(THE REQUEST): Work through the listing below and count the lines that hold "matplotlib". Answer with the number alone.
==============================
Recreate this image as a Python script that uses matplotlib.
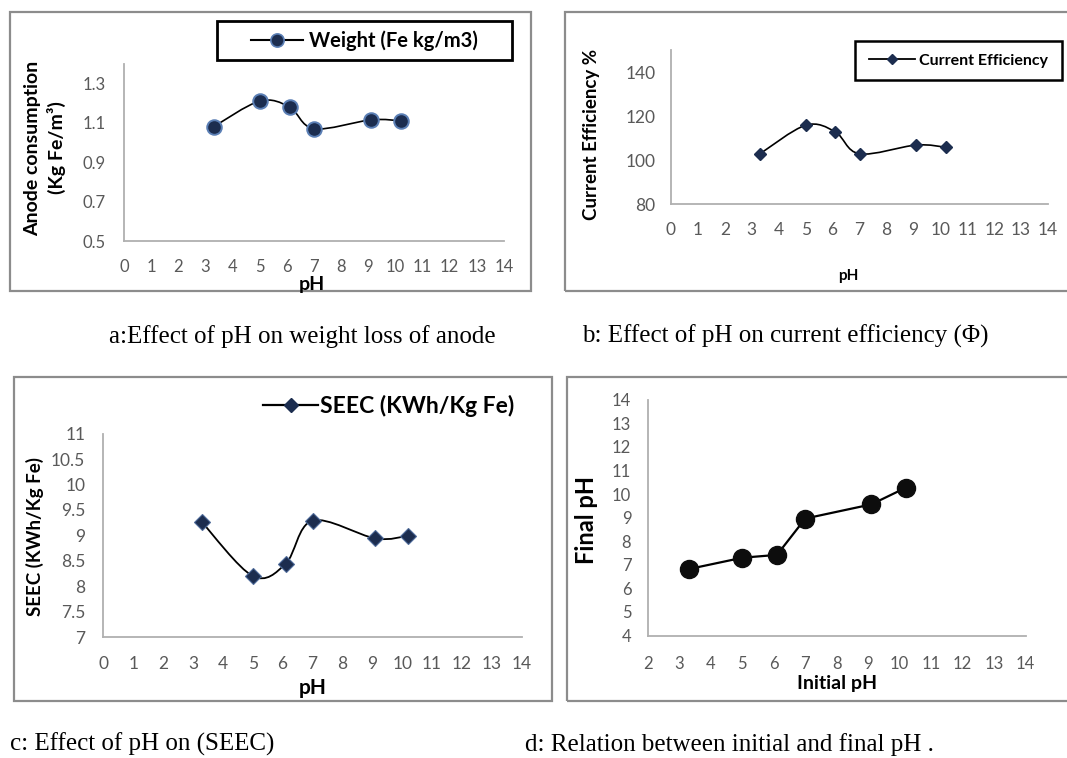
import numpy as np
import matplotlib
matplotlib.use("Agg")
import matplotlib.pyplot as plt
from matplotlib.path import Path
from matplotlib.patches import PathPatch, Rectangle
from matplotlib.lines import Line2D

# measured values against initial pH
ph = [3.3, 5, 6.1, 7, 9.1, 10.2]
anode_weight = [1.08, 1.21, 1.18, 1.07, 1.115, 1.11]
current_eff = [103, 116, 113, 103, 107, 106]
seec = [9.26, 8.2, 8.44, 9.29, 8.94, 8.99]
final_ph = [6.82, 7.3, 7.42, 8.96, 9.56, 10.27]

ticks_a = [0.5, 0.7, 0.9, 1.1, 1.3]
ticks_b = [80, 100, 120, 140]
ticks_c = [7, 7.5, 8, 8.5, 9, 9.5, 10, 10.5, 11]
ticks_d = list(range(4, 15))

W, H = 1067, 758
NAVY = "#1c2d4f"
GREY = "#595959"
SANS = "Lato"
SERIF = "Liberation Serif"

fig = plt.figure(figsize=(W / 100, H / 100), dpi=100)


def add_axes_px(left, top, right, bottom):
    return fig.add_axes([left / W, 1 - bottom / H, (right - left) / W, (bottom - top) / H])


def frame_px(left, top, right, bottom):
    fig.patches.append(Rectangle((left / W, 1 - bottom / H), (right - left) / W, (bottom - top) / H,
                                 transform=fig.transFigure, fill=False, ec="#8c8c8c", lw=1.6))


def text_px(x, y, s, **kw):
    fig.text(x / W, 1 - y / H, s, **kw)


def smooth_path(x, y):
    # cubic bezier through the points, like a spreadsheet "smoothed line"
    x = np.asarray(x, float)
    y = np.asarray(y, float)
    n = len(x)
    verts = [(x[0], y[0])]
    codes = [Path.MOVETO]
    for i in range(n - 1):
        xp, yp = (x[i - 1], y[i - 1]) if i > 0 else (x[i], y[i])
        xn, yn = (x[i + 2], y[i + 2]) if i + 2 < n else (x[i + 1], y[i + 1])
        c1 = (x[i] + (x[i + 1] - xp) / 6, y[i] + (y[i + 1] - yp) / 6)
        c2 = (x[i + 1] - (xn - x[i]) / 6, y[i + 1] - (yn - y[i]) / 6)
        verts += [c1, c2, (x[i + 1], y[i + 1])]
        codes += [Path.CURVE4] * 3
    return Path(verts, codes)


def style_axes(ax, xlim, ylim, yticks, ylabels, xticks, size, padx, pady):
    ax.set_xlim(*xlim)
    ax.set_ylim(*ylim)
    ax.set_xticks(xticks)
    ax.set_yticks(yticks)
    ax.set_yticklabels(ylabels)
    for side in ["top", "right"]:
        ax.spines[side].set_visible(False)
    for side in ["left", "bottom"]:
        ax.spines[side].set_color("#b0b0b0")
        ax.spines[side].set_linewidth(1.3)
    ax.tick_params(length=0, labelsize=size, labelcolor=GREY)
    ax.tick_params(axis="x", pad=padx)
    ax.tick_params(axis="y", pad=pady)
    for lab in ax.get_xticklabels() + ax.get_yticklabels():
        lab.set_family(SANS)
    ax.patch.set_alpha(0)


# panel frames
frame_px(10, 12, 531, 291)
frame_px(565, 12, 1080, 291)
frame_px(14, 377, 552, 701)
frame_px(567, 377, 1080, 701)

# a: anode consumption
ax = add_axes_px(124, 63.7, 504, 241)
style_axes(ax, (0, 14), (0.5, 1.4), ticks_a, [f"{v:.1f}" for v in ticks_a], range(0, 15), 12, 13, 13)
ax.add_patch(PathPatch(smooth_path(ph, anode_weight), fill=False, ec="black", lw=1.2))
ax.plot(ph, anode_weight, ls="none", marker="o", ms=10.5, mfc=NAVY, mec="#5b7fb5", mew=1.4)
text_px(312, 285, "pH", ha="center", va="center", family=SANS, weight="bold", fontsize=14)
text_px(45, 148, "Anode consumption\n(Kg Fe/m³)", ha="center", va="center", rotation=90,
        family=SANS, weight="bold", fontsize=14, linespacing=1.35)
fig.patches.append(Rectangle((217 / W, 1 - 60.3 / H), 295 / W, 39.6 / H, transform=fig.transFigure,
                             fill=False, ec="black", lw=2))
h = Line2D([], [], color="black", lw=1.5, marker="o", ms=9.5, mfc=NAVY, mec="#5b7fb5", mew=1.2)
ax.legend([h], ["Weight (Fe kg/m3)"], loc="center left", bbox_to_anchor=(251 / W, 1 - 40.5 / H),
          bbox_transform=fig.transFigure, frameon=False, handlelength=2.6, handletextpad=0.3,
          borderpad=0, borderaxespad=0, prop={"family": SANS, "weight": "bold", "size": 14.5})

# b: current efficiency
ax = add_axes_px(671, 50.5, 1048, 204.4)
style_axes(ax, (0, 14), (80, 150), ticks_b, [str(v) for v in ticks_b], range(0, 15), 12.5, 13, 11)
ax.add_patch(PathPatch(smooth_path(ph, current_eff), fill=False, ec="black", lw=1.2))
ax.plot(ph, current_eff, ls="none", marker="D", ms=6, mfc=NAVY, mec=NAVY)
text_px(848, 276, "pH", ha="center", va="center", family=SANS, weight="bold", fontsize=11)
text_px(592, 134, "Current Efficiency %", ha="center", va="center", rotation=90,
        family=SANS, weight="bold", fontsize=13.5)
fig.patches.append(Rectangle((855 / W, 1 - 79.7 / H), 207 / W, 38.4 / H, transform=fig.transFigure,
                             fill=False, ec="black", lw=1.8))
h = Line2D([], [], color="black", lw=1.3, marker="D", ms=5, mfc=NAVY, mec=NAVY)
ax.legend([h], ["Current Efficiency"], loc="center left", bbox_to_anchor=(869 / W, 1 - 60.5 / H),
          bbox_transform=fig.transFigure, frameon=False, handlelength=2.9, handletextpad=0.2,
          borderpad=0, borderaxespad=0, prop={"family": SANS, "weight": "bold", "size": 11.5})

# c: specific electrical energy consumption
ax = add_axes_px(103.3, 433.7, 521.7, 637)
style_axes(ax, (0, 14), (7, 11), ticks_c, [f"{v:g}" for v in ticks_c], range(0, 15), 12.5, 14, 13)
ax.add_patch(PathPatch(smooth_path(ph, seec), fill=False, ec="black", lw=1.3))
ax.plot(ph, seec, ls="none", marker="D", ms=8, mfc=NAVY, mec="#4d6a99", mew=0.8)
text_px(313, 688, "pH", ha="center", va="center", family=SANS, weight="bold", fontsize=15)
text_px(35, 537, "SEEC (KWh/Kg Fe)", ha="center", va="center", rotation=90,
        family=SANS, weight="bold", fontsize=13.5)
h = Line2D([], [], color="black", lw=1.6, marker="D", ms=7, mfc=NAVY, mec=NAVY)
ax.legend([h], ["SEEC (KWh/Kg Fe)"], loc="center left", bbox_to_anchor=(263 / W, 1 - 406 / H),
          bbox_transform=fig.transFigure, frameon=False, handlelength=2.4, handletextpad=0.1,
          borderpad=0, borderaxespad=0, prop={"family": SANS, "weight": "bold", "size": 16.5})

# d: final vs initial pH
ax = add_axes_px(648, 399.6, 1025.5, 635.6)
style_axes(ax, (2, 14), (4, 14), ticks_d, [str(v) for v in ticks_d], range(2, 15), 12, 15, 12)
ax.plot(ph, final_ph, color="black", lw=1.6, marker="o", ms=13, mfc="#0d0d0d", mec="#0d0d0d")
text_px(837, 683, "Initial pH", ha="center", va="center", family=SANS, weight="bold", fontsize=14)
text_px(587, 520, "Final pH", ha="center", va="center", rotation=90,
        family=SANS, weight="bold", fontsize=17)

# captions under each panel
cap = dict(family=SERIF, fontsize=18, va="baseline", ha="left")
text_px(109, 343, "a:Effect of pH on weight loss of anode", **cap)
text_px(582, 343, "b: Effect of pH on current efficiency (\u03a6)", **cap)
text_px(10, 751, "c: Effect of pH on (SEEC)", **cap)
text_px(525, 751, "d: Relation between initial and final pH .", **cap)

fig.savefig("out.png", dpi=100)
==============================
(EXERCISE SOLUTION): 7